Cyr wanted to make sure he could get moving as soon as WYDOT got the roads clear enough for traffic to resume. That meant keeping his truck running the entire time, or at least as long as he had fuel to keep it running.
“In the winter, shutting down your truck is a bad idea,” he said. “Generally speaking, anytime I’m covered in ice, my truck stays running except when I’m at the yard in Rawlins. Gel up, freeze def, lock your brakes down.”
Come Together
After multiple hours and dozens of calls, Hopper finally got confirmation that the Carbon County Sheriff’s Office had reached her father.
He was fine and already watching the front-loaders clearing snow in the distance.
“The deputies helped him dig out his van,” she said. “Everyone banded together at the end, digging their cars out of the snow so they’d be ready when the roads got cleared.
By 6:30 p.m., Hopper’s father was moving again.
“He managed to keep enough fuel in his car to fuel up and get a hotel in Rawlins once the road was clear,” she said. “He spent the whole day turning on his car long enough to run the engine and knock the chill off.”
The next morning, Hopper was back on I-80, continuing his long journey back to Mississippi.

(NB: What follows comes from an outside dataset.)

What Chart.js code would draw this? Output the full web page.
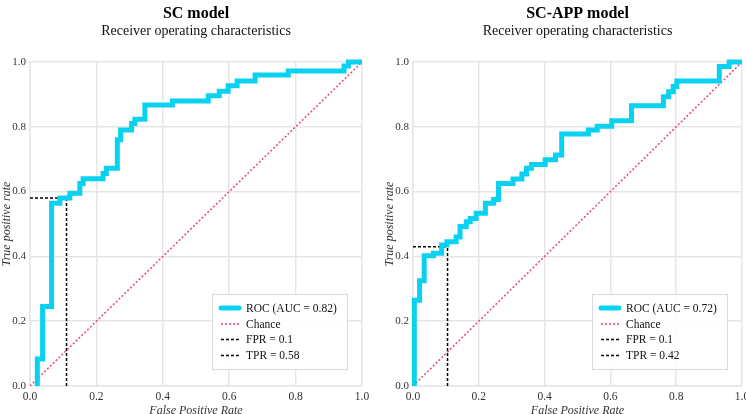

Hopper realized her dad was probably minimizing the severity of his circumstances for her sake.
“No parent wants their kid to worry about them,” she said. “He had been sitting on the interstate for even longer than I had realized when I called him and spoke to him.”
Hopper knows her father would have been in good hands, had he needed them. Her experience trying to help him showed her how much people are willing to step up for strangers in serious circumstances.
“I wholeheartedly believe that if they hadn't cleared the road when they did, somebody would have found him supplies,” she said. “So many people offered to help, and everyone banded together.”